Claim to Oblivion
By Yuriy Tarnawsky
Reviewed by T. M. De Vos
It's a perverse fact of human nature that, the rarer and more wondrous an object, the greater our desire to expose it. We want to see underneath the hood, the clothing, the skin, as though we could read an object's true nature from its guts. To be fair, we understand a thing differently—more deeply—when we see what it keeps private: the refrigerated coils of a vending machine, the flayed thorax of a food animal, the nude figure. Confronted with the rare and wondrous in prose, we respond no differently: we look for what the author has not said, for his absences.
By turns gnomic, playful, philosophical, and unsettling—and frequently leaving much up to the reader—the prose of Yuriy Tarnawsky lends itself particularly well to this pursuit. In my own conversations with Tarnawsky, I have sought an understanding of the psychodynamics of his characters and their odd quandaries and desires. What is striking in all of Tarnawsky's conversations—both monologue and dialogue—is his simultaneous play between the worlds of the surreal and the practical.
In Claim to Oblivion, which collects a series of Tarnawsky's essays and interviews, we find an author who is quite embodied in the real world: he admits to David Moscovich that "at times it was torture" to come home and subject himself to a few hours' writing after a full day of work. It's always nice when an established author admits that writing can be awful and that one must work at other things to support oneself. However, the import of this statement, for me, was deeper: if an artist such as Tarnawsky, who so deeply embodies his work and commitment to the surreal and experimental has—or has had—the same struggles with the practical side of writing as any other author, then perhaps they are not moral or artistic failings, but valid challenges. Tarnawsky also shares with us his moments of connection—with visual art, with film, with grammar and syntax—and how they have influenced him as a thinker and artist. In a particularly interesting exploration of "The Effect of Grammar Restrictions on a Literary Work," Tarnawsky refigures passages of his own work with different sentence structures and discusses the outcomes. It's refreshing when an author is willing to consider his work in light of the choices he might have made, and to share that consideration openly with the reader: it's at once a display of vulnerability and strength, a bit like acknowledging, then dismantling, the counterargument.
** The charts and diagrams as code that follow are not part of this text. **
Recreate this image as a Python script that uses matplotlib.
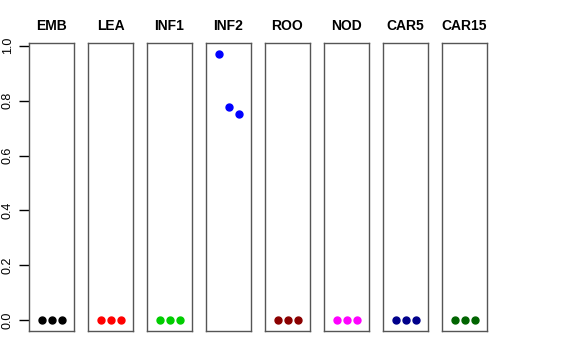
import matplotlib
matplotlib.use("Agg")
import matplotlib.pyplot as plt

# Данные панелей
tissues = ["EMB", "LEA", "INF1", "INF2", "ROO", "NOD", "CAR5", "CAR15"]
values = [
    [0.0, 0.0, 0.0],
    [0.0, 0.0, 0.0],
    [0.0, 0.0, 0.0],
    [0.971, 0.778, 0.753],
    [0.0, 0.0, 0.0],
    [0.0, 0.0, 0.0],
    [0.0, 0.0, 0.0],
    [0.0, 0.0, 0.0],
]
colors = ["black", "red", "#00CD00", "blue", "#8B0000", "magenta", "#00008B", "#006400"]
reps = [1, 2, 3]

plt.rcParams['font.family'] = ['Liberation Sans', 'DejaVu Sans']

fig = plt.figure(figsize=(5.76, 3.6), dpi=100)
W, H = 576.0, 360.0
ymax = max(max(v) for v in values)
pad = 0.04 * ymax

for i, name in enumerate(tissues):
    left = 29 + 59 * i
    ax = fig.add_axes([left / W, (H - 331) / H, 45 / W, 288 / H])
    ax.plot(reps, values[i], 'o', color=colors[i], markersize=5, clip_on=False)
    ax.set_xlim(-0.25, 4.25)
    ax.set_ylim(-pad, ymax + pad)
    ax.set_xticks([])
    for s in ax.spines.values():
        s.set_color('#555555')
        s.set_linewidth(1.0)
    ax.set_title(name, fontsize=10, fontweight='bold', pad=9)
    if i == 0:
        ax.set_yticks([0.0, 0.2, 0.4, 0.6, 0.8, 1.0])
        ax.set_yticklabels(["0.0", "0.2", "0.4", "0.6", "0.8", "1.0"],
                           rotation=90, va='center', fontsize=9)
        ax.tick_params(axis='y', length=7, width=1, pad=4)
    else:
        ax.set_yticks([])

fig.savefig("out.png", dpi=100)
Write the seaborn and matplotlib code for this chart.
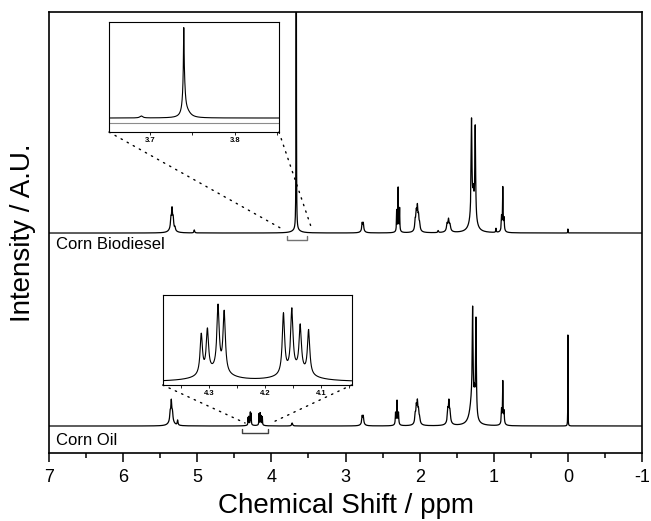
import numpy as np
import pandas as pd
import matplotlib
matplotlib.use("Agg")
import matplotlib.pyplot as plt
from matplotlib.patches import ConnectionPatch
from matplotlib.ticker import MultipleLocator, NullLocator
import seaborn as sns

# ------------------------------
# peak tables: position (ppm), height (A.U.), half width (ppm)
# ------------------------------
bio_ppm = [5.355, 5.34, 5.325, 5.34, 5.30, 5.04, 3.665, 3.665,
           2.775, 2.76, 2.768, 2.31, 2.29, 2.27, 2.29,
           2.06, 2.045, 2.03, 2.015, 2.00, 2.03,
           1.75, 1.63, 1.61, 1.59, 1.61, 1.28, 1.30, 1.275, 1.25,
           0.97, 0.895, 0.878, 0.861, 0.878, 0.0]
bio_height = [9, 17, 9, 6, 3, 3, 900, 3,
              7, 7, 3, 20, 40, 22, 5,
              9, 15, 19, 11, 6, 5,
              2, 6, 9, 5, 4, 28, 92, 12, 90,
              4, 13, 40, 11, 5, 4]
bio_width = [0.007, 0.007, 0.007, 0.035, 0.006, 0.006, 0.0015, 0.06,
             0.006, 0.006, 0.025, 0.003, 0.003, 0.003, 0.02,
             0.007, 0.007, 0.007, 0.007, 0.007, 0.03,
             0.006, 0.008, 0.008, 0.008, 0.03, 0.035, 0.006, 0.006, 0.006,
             0.004, 0.004, 0.004, 0.004, 0.02, 0.002]

oil_ppm = [5.365, 5.35, 5.335, 5.35, 5.265,
           4.314, 4.303, 4.284, 4.273, 4.167, 4.152, 4.137, 4.122, 4.29, 4.145,
           3.72, 2.775, 2.76, 2.768, 2.325, 2.305, 2.285, 2.305,
           2.06, 2.045, 2.03, 2.015, 2.00, 2.03, 1.62, 1.605, 1.59, 1.605,
           1.29, 1.285, 1.26, 1.24, 0.895, 0.878, 0.861, 0.878, 0.0]
oil_height = [8, 18, 8, 6, 5,
              7.2, 7.6, 11.6, 10.9, 10.9, 11.1, 8.2, 8.0, 1.8, 1.8,
              3, 7, 7, 3, 11, 21, 11, 4,
              8, 14, 17, 10, 5, 5, 11, 18, 9, 5,
              28, 90, 14, 97, 13, 39, 11, 5, 91]
oil_width = [0.007, 0.007, 0.007, 0.035, 0.006,
             0.0025, 0.0025, 0.0025, 0.0025, 0.0025, 0.0025, 0.0025, 0.0025, 0.03, 0.03,
             0.008, 0.006, 0.006, 0.025, 0.004, 0.004, 0.004, 0.02,
             0.007, 0.007, 0.007, 0.007, 0.007, 0.03, 0.007, 0.007, 0.007, 0.03,
             0.035, 0.006, 0.006, 0.006, 0.004, 0.004, 0.004, 0.02, 0.0015]

# methyl ester singlet as drawn in the upper inset
ester_ppm = [3.690, 3.740, 3.7402, 3.744]
ester_height = [2, 48, 40, 5]
ester_width = [0.002, 0.0004, 0.0016, 0.005]

bio_offset = 220
oil_offset = 27

# zoom brackets and the ends of the dotted leader lines (ppm)
bio_bracket = [3.79, 3.52]
oil_bracket = [4.395, 4.045]
bio_leader = [3.83, 3.45]
oil_leader = [4.355, 4.004]


def spectrum(ppm, pos, height, width):
    y = np.zeros_like(ppm)
    for p, h, w in zip(pos, height, width):
        y += h * w ** 2 / ((ppm - p) ** 2 + w ** 2)
    return y


sns.set_style("ticks")
plt.rcParams['font.family'] = ['Liberation Sans', 'DejaVu Sans']
plt.rcParams['axes.unicode_minus'] = False
plt.rcParams['text.color'] = 'black'
plt.rcParams['axes.labelcolor'] = 'black'
plt.rcParams['xtick.color'] = 'black'
plt.rcParams['ytick.color'] = 'black'

fig = plt.figure(figsize=(6.51, 5.21), dpi=100)
ax = fig.add_axes([0.0753, 0.1305, 0.9109, 0.8464])

grid = np.arange(-1.0, 7.00001, 0.0002)
df = pd.DataFrame({
    "ppm": grid,
    "bio": spectrum(grid, bio_ppm, bio_height, bio_width) + bio_offset,
    "oil": spectrum(grid, oil_ppm, oil_height, oil_width) + oil_offset,
})
sns.lineplot(data=df, x="ppm", y="bio", color="black", lw=0.9, estimator=None, ax=ax)
sns.lineplot(data=df, x="ppm", y="oil", color="black", lw=0.9, estimator=None, ax=ax)

ax.set_xlim(7, -1)
ax.set_ylim(0, 441)
ax.yaxis.set_major_locator(NullLocator())
ax.xaxis.set_major_locator(MultipleLocator(1))
ax.xaxis.set_minor_locator(MultipleLocator(0.5))
ax.tick_params(axis='x', which='major', direction='out', length=6.5, width=1.1, labelsize=13, pad=5)
ax.tick_params(axis='x', which='minor', direction='out', length=3.5, width=1.1)
for s in ax.spines.values():
    s.set_linewidth(1.2)
    s.set_color("black")
ax.set_xlabel("Chemical Shift / ppm", fontsize=20, labelpad=5)
ax.set_ylabel("Intensity / A.U.", fontsize=20)
ax.yaxis.set_label_coords(-0.022, 0.5)

ax.text(6.9, bio_offset - 16, "Corn Biodiesel", fontsize=12, va="baseline")
ax.text(6.9, oil_offset - 19, "Corn Oil", fontsize=12, va="baseline")

# brackets under the zoomed regions
for (lo, hi), base, col in [(bio_bracket, bio_offset, "0.45"), (oil_bracket, oil_offset, "0.25")]:
    ax.plot([lo, lo, hi, hi], [base - 3, base - 7, base - 7, base - 3], color=col, lw=1.0)

# ------------------------------
# upper inset: methyl ester peak
# ------------------------------
ins1 = fig.add_axes([0.1674, 0.7466, 0.2611, 0.2111])
eg = np.arange(3.652, 3.852, 0.00005)
edf = pd.DataFrame({"ppm": eg, "y": spectrum(eg, ester_ppm, ester_height, ester_width) + 5})
ins1.axhline(0, color="0.55", lw=0.8)
sns.lineplot(data=edf, x="ppm", y="y", color="black", lw=0.8, estimator=None, ax=ins1)
ins1.set_xlim(3.652, 3.852)
ins1.set_ylim(-9, 101)

# ------------------------------
# lower inset: glycerol CH2 multiplets of the oil
# ------------------------------
ins2 = fig.add_axes([0.2499, 0.2610, 0.2903, 0.1727])
gg = np.arange(4.045, 4.383, 0.0001)
gdf = pd.DataFrame({"ppm": gg, "y": spectrum(gg, oil_ppm, oil_height, oil_width)})
sns.lineplot(data=gdf, x="ppm", y="y", color="black", lw=0.8, estimator=None, ax=ins2)
top = gdf["y"].max()
ins2.set_xlim(4.383, 4.045)
ins2.set_ylim(-top * 3 / 78, top * 87 / 78)

for ins in (ins1, ins2):
    ins.set_xlabel("")
    ins.set_ylabel("")
    ins.yaxis.set_major_locator(NullLocator())
    ins.xaxis.set_major_locator(MultipleLocator(0.1))
    ins.xaxis.set_minor_locator(MultipleLocator(0.05))
    ins.tick_params(axis='x', which='major', direction='out', length=2.5, width=0.6,
                    labelsize=5.5, pad=1)
    ins.tick_params(axis='x', which='minor', direction='out', length=2.5, width=0.6)
    for lab in ins.get_xticklabels():
        lab.set_fontweight("bold")
    for s in ins.spines.values():
        s.set_linewidth(0.8)
        s.set_color("black")

# dotted leader lines from the insets to the brackets
for ins, ends, base in [(ins1, bio_leader, bio_offset), (ins2, oil_leader, oil_offset)]:
    for corner, end in zip([(0, 0), (1, 0)], ends):
        con = ConnectionPatch(xyA=corner, coordsA=ins.transAxes, xyB=(end, base + 3),
                              coordsB=ax.transData, linestyle=(0, (1, 4)), lw=1.0, color="black")
        fig.add_artist(con)

fig.savefig("out.png", dpi=100)
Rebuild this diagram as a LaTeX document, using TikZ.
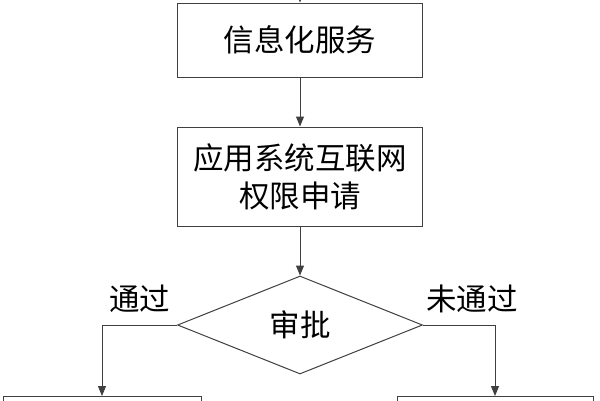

It is this openness about his everyday personhood—not just as a creator, omnipotent in the world of his creation—that makes adopting Tarnawsky's invocation of the surreal and "using dreams as sort of artistic 'yeast'" possible. I might also add credible: though Anaïs Nin's injunction to "live from the dream outward" is appealing, it is difficult to picture how that might look when the alarm goes off in the morning. Indeed, dreams have been so heavily sacked by popular psychology, positive psychology, and the cliché of general parlance that I had all but dismissed them as a creative source of interest. Tarnawsky's discussion of dreams and the abstract—at times academic, at times matter-of-fact—refreshes the idea of turning to the subconscious. In an especially resonant passage in "Literature and Dreams," he describes the "blocks" that prevent the mind from "seeing things which do exist" and how "dreams remove some of these blocks." The language is simple, never redolent of New Age beliefs or mysticism, and Tarnawsky leaves it up to the reader to remove those blocks.
Making hay should never be the main goal in considering a writer's comments on craft, but this essay helped me to open my mind to a "'dream-producing mode'" which "freed up my imagination and made it work at its full potential." That very night, I dreamed of a swallow trapped in my house, which I captured with great difficulty, and with some accidental injury to the bird, to release outside. It flew at the side of a barn, breaking through into the hayloft. Glad that no one knew of my failed attempt to rescue the bird, I turned away. But the bird returned, now with a man's face—at once the man I was born to, a man I had loved, and the man I now love—beating me with its wings. The bird itself does not constitute literature but, perhaps through it and its fellows, I may access some idea or image that does.
If our goal in reading is, stated simply, not to be the same afterwards, Claim to Oblivion is a success. Though Tarnawsky himself is more present here than in his fiction, he leaves space for the reader to experience his conclusions: he is not pushy. At once a companion volume to his work and a study in craft, Claim to Oblivion is best read out of sequence, with sufficient time to dismantle—and be dismantled by—Tarnawsky's insights into language, subjectivity, and mortality.